December 13, 2017
Returnship programmes offer parents route back into work, yet only 4 percent of employers offer them
A totaljobs study of 2,600 jobseekers and nearly 100 employers claims that while a ‘returnship’ initiative can offer a valuable route back into the workforce for anyone taking a break in their career, their success is hindered by a lack of awareness, rather than a lack of interest. The study found that 85 percent of employers are not aware of returnship programmes despite the fact that two thirds of recruiters believe they would offer returnships if they were incentivised by the government and 72 percent of employees would consider a returnship programme if they’d taken a break from the workforce.
Returnships are defined as high-level internships which help professionals that are looking for a new career path, back into work after a break in their career.

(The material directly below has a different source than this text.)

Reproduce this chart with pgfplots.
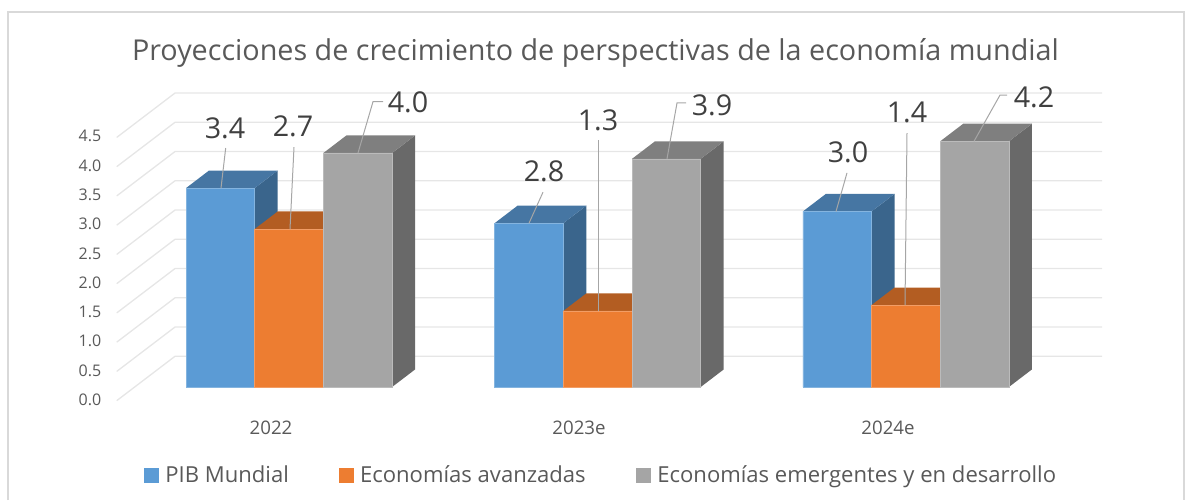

Often paid, returnships give employers the opportunity to tap into an under-utilised pool of talent, such as returning parents, and provide a low-risk opportunity to assess a potential employee’s suitability for a permanent role.
Despite the major benefits returnships can bring to the wider economy and businesses in general, their success is hindered by a lack of awareness among employers. In fact, totaljobs research shows that just 15 percent of UK employers have heard of them. As a result, 95 percent of employers do not currently offer a returnship programme.

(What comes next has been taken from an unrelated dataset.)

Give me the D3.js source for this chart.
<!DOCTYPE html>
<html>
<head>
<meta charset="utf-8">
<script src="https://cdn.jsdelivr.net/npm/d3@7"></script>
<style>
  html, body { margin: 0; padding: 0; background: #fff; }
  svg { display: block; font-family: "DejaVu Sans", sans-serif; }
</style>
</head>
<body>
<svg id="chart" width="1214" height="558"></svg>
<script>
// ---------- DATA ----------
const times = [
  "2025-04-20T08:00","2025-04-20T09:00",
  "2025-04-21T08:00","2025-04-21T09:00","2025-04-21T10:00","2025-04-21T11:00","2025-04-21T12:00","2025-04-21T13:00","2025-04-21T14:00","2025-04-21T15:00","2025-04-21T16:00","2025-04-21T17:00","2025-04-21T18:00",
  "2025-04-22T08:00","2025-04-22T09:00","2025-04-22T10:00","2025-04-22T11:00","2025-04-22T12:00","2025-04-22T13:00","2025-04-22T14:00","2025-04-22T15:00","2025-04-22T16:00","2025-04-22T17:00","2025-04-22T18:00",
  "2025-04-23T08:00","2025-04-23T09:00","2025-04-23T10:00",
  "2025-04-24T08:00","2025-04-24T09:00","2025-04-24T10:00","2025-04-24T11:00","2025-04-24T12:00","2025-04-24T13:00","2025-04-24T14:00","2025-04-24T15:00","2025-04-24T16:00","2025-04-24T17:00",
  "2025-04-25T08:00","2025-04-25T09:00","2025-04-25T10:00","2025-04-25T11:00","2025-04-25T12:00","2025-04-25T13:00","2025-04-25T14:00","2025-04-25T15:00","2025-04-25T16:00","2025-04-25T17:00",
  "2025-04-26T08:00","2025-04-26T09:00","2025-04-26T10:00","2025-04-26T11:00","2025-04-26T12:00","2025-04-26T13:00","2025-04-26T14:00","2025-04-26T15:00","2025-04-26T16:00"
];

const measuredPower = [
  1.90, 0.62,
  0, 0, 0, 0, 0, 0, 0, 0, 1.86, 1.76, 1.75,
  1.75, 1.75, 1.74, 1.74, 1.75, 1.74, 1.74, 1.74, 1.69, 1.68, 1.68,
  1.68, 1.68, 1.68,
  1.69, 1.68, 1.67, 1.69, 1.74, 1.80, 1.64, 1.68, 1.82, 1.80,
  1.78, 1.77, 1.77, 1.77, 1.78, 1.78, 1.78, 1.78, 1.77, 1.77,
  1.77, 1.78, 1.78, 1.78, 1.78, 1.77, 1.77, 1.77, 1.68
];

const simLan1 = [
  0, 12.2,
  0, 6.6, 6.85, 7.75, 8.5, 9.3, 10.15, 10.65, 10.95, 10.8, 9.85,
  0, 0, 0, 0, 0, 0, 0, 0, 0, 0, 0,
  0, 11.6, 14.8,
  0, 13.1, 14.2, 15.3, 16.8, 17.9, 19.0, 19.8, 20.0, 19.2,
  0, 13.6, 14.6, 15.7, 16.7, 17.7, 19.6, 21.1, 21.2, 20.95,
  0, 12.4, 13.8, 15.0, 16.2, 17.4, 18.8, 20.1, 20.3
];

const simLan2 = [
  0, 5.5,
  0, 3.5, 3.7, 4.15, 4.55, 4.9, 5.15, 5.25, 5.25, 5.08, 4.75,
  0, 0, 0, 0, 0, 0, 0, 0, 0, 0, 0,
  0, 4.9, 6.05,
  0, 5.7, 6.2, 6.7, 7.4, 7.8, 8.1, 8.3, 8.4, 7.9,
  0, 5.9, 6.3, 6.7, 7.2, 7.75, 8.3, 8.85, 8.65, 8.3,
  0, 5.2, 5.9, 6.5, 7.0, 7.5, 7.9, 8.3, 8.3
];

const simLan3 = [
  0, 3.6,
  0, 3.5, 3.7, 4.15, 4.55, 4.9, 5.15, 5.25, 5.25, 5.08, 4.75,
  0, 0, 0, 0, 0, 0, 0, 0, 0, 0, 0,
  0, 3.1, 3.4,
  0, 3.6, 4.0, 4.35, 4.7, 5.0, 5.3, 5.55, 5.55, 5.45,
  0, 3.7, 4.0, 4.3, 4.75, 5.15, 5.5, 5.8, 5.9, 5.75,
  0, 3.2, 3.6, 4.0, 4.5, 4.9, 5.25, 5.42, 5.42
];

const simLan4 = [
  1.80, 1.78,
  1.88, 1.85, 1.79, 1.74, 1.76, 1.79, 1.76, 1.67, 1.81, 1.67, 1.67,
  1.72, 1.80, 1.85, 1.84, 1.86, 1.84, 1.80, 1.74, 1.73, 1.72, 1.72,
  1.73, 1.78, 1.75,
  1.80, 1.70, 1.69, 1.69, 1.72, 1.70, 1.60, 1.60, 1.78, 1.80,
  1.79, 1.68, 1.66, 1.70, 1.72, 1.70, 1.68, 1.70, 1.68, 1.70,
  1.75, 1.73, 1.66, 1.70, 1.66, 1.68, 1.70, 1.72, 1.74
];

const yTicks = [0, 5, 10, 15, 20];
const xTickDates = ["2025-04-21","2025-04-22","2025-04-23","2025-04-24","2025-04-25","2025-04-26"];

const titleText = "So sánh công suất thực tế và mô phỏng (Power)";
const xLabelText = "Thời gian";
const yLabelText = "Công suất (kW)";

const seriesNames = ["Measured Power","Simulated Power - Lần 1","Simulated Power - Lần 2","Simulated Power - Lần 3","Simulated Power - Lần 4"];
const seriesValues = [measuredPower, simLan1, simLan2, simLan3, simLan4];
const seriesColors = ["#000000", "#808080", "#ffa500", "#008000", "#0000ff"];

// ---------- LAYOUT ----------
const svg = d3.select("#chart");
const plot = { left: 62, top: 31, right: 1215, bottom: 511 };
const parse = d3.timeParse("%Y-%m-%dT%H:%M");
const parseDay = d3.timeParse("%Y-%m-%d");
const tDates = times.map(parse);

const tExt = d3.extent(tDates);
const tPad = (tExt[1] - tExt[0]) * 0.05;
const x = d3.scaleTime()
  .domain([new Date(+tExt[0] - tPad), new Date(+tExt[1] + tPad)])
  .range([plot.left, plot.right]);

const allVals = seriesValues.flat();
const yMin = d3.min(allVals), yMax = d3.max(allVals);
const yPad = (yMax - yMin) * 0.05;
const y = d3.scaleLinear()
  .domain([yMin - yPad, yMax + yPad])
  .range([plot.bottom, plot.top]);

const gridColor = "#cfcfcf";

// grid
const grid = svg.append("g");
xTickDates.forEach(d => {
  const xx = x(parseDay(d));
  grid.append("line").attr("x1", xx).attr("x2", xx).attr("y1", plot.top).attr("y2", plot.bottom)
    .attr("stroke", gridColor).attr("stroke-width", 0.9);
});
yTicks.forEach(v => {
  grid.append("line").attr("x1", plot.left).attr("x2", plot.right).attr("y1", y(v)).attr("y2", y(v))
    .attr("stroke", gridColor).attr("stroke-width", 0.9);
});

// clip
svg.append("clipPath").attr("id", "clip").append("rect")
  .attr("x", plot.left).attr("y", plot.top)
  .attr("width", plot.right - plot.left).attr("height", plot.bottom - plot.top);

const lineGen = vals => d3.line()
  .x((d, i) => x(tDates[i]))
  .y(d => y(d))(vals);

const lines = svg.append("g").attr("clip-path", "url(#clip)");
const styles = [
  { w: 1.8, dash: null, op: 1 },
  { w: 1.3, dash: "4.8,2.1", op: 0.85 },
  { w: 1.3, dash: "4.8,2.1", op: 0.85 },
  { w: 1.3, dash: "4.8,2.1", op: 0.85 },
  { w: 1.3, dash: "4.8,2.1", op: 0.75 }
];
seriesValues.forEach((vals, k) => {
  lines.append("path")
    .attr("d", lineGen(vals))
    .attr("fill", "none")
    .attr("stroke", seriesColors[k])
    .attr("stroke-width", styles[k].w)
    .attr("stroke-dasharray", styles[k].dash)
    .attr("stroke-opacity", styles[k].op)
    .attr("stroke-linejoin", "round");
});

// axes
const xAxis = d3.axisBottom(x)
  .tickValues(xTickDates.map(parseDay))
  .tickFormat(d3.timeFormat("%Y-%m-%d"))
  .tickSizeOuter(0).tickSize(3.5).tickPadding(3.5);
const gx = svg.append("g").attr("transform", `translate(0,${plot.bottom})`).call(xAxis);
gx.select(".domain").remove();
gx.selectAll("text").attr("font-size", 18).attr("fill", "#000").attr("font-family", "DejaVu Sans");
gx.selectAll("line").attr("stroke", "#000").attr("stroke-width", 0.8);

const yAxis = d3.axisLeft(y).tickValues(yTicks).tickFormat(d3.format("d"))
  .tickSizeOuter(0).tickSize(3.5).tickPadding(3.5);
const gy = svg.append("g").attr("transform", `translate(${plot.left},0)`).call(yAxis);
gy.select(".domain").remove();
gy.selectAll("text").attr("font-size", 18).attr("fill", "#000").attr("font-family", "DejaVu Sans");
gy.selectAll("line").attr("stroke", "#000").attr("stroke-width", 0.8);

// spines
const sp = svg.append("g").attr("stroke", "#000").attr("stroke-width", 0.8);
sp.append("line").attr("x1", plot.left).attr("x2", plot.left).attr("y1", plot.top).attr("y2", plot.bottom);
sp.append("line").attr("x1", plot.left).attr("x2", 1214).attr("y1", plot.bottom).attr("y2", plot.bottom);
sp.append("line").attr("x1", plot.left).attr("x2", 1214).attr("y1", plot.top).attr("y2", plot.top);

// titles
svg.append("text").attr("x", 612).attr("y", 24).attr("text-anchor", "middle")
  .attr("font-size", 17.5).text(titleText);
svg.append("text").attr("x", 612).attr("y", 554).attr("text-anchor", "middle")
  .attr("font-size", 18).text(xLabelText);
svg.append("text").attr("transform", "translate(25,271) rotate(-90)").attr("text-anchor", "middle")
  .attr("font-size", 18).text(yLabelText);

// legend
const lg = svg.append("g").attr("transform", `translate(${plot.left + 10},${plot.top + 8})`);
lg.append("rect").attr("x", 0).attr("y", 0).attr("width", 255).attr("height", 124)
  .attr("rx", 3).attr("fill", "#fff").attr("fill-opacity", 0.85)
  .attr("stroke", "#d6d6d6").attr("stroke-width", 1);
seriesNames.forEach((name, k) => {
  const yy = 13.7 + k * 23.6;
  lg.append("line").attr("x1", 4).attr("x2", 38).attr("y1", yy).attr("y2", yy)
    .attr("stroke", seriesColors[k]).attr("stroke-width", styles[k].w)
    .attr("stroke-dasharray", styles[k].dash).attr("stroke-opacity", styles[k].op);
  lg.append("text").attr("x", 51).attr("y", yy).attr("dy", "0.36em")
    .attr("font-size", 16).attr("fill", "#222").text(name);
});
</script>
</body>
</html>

After hearing about returnships, 1 in 5 employers believed they would offer such a programme, with 69 percent stating that they would do so if the initiative was incentivised by the government, as per the Apprenticeship Levy.
The study claims that 72 percent of employees would consider a returnship if they were to take a career break. This is particularly relevant to returning mothers and besides the benefits that re-engaging talent can have for employers; returnships may also help industries that are tackling the gender pay gap.
Looking at the motivations for undertaking a returnship, half of employees who have already completed such a programme did so because they struggled to find a full-time job. A further 38 percent said that the programme helped ease them back into the workplace; while 16 percent state that they did not feel confident immediately returning into a traditional full time role.
Returnships are particularly useful for mothers returning from maternity leave, according to the authors. Women Returners Research by PwC claims there is both a significant personal and societal cost to not encouraging women back into work. Their report found 550,000 professional women in the UK are on extended career breaks for caring reasons, that 420,000 want to return to work at some point, and that two thirds (280,000) could be working below their potential pay when they return.
Founder and CEO of Mumsnet, Justine Roberts said: ‘Returnships are a relatively new idea, but – as members of our Family Friendly programme can attest – where they’re offered, they’re taken up with gusto by highly qualified women wanting to come back to the workplace. Recruiting and retaining the best talent is a priority for any business, and returnships can be a crucial part of recruitment strategy for forward-thinking companies.’